# Normalizing Wave Functions

1. Nov 17, 2014

### Khaleesi

Hi, so I'm having a bit of trouble understanding the normalization of radial waves. I understand that the equation is the integral of ((R^2)r^2)=1 but I'm not understanding how the process works. I need the normalization constant on R32. I got the function to come out to be (((r^2)(Co)(e^(-r/3a))/(27a^3)) so I can take that and plug it into the normalization equation (with r/a=z) to get ((Co)/(27a^3)^2) (a^4) integral of (z^2)(e^(-z))(z^2)dz then I combined both the z^2's so it's now the stuff out front integral of ((z^4)(e^(-z))dz and this is where I'm stuck.
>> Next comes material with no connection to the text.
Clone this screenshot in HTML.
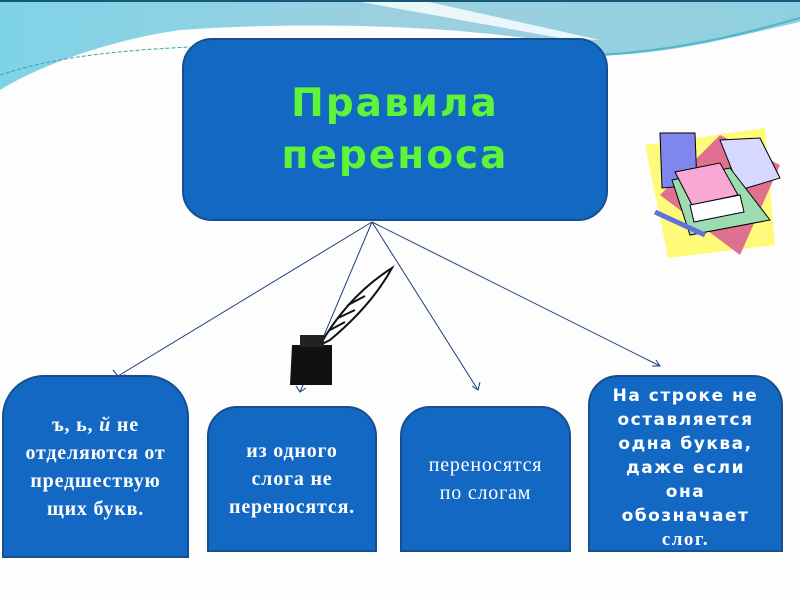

From what I keep seeing is that people are getting actual numerical values and I don't understand how that part works. Please help.

2. Nov 17, 2014

### Simon Bridge

The process is the same as when you normalize any wavefunction - the extra r^2 comes from the volume element for spherical-polar coordinates.
You get the numerical values because it is a definite integral. What are the limits of the integration?

3. Nov 17, 2014

### Khaleesi

Well the initial equation states that it's from 0 to infinity. That's were I don't see an actual value coming into place. Unless the bounds somehow change?

4. Nov 17, 2014

### Simon Bridge

Lets makes sure I follow you - you are trying to evaluate $$\int_0^\infty z^4e^{-z}\;dz$$ ... with a bunch of constant terms out the front?
If so - then what do you get for the indefinite integral?

5. Nov 17, 2014

### Khaleesi

Yes. And I just plugged it in on mathematica and got an answer of 24. I was trying to do it by hand because I hate taking the easy way out, but thanks so much for responding!

6. Nov 17, 2014

### Orodruin

Staff Emeritus
There is a particular trick for solving integrals of this type. Try computing
$$\int_0^\infty e^{-st} dt$$
and then differentiate wrt $s$ a few times.

7. Nov 17, 2014

### Simon Bridge

... hint: integration by parts.
You need to do the "by parts" trick more than once.